Sequestration of selenate and selenite onto titanate nanotube: A combined classical batch and advanced EXAFS approach

Abstract

The sequestration of selenate (Se(VI)) and selenite (Se(IV)) onto titanate nanotubes (TNTs) via an adsorption was studied using a combination of macroscopic interaction data, zeta potential determinations and X-ray absorption fine structure (XAFS) analyses. The macroscopic interaction results showed generally increased adsorption of Se(VI)/Se(IV) onto TNTs with pH decreasing, and indicated an ionic strength-dependent adsorption of Se(VI) onto TNTs, whereas an ionic strength-(in)dependent adsorption of Se(IV) onto TNTs. Besides, we observed that both Se(VI) and Se(IV) decreased the zeta potential of TNTs upon adsorption. Nevertheless, only Se(IV) adsorption decreased the pHPZC of TNTs. The X-ray absorption fine structure (XAFS) results pointed to substantial differences of the adsorption mode for Se(VI)/Se(IV) onto TNTs, with Se(VI) adsorbing as an outer-sphere surface complex, and Se(IV) coordinating as an inner-sphere surface complex.

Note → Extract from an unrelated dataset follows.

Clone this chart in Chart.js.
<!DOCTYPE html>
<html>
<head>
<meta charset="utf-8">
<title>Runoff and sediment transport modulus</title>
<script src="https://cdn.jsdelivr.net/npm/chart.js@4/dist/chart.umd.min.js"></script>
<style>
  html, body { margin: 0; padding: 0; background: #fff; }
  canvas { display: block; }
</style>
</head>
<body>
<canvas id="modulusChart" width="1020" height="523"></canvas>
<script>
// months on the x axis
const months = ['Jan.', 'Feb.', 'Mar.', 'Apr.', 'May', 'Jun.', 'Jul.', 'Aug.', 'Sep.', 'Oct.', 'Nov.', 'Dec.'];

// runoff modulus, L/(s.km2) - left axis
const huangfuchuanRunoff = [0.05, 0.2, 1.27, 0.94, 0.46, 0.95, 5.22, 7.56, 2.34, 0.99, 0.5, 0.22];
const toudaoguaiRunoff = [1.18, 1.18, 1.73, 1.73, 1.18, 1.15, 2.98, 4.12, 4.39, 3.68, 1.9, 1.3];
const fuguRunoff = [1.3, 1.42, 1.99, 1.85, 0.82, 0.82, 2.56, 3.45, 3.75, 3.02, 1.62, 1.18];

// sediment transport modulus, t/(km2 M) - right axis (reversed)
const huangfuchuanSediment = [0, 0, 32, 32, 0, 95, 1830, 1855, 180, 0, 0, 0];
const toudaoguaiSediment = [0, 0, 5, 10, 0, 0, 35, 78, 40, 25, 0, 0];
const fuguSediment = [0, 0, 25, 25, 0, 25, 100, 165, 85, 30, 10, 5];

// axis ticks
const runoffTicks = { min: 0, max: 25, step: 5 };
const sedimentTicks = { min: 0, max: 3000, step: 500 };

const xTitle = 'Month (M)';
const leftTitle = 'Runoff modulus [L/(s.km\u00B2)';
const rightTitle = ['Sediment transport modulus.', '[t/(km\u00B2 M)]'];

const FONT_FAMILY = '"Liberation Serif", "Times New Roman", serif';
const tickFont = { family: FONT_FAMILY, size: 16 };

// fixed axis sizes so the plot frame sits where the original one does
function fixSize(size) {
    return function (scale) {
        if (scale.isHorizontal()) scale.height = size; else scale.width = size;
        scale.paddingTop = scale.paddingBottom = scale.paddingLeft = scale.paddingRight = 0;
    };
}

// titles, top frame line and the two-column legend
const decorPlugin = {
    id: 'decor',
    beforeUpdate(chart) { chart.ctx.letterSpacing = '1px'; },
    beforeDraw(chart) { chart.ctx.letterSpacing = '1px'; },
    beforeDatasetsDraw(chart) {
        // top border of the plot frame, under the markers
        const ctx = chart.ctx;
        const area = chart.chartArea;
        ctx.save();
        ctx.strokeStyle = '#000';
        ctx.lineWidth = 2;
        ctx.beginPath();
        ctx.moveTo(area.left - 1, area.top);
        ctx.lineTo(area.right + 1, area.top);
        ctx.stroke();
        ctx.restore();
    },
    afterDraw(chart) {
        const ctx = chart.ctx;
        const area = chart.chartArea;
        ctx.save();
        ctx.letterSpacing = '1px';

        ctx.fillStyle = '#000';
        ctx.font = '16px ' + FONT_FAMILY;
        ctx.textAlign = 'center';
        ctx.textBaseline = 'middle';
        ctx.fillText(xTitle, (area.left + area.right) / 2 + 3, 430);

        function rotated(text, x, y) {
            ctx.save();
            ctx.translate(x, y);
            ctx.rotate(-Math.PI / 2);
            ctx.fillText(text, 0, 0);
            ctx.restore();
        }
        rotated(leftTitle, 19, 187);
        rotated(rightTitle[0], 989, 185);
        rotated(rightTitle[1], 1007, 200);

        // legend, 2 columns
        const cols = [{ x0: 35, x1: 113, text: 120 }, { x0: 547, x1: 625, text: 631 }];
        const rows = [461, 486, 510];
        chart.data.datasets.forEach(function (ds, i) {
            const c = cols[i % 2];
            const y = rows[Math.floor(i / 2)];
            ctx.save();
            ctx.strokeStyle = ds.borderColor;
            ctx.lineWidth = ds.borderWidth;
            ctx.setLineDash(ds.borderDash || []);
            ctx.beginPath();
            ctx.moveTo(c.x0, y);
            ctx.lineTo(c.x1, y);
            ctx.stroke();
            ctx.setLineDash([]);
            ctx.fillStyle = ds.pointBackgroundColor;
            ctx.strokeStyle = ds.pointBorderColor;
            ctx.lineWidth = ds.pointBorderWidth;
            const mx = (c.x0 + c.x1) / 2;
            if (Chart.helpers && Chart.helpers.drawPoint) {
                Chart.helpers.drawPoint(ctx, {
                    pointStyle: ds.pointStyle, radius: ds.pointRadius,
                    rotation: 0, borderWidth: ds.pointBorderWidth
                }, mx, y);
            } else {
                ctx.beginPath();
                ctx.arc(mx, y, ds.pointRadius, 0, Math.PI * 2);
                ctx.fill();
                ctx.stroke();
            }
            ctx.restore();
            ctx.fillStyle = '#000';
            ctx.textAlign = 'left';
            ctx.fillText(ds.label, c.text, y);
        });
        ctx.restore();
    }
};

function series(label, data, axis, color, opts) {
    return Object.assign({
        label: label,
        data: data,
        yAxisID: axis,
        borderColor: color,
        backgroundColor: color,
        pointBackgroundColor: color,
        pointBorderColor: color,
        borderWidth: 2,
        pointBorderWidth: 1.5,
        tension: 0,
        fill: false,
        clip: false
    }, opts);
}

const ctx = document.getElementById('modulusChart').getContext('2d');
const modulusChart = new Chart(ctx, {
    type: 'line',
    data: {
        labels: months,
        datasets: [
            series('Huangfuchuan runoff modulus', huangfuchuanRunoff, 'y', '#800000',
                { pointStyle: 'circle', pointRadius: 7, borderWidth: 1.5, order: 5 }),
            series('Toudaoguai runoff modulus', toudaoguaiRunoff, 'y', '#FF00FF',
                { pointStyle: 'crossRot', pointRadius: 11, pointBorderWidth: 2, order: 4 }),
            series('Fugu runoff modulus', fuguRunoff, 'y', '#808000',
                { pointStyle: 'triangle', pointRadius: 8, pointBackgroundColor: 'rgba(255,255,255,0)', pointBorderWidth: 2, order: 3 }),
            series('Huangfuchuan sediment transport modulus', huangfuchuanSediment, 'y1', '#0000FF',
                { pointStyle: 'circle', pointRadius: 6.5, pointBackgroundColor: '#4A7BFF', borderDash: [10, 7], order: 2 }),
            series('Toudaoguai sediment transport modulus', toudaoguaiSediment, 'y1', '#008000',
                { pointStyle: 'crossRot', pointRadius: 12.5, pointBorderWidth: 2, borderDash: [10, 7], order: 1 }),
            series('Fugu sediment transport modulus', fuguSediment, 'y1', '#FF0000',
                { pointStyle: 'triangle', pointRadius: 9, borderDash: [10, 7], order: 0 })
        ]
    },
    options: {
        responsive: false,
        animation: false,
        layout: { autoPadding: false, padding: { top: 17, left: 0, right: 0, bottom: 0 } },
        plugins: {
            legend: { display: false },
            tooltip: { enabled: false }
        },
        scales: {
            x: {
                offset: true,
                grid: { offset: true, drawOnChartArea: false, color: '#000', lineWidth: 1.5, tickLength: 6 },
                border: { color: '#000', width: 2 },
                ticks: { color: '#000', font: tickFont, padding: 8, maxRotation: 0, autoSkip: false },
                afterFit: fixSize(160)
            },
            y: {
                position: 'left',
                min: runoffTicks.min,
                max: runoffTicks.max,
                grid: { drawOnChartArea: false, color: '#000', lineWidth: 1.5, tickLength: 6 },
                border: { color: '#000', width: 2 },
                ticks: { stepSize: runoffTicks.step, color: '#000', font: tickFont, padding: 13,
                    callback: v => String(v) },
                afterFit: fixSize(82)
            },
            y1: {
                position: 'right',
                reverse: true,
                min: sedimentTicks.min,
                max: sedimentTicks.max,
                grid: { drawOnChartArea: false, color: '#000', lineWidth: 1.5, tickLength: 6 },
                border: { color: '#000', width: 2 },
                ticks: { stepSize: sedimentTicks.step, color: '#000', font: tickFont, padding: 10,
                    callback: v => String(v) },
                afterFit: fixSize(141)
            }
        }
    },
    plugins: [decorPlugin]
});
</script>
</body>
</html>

Combined, the results presented here showed that pH and ionic strength are major factors in determining the adsorption extent and model of Se(VI)/Se(IV) onto TNTs. In a word, TNTs exhibited excellent adsorption capacity to both Se(VI) and Se(IV) regardless their different adsorption mode. Hence, as the synthesis equipment is cheap and simple, TNTs can be regarded as a low-cost sequestrator for the efficient trapping of selenium in water.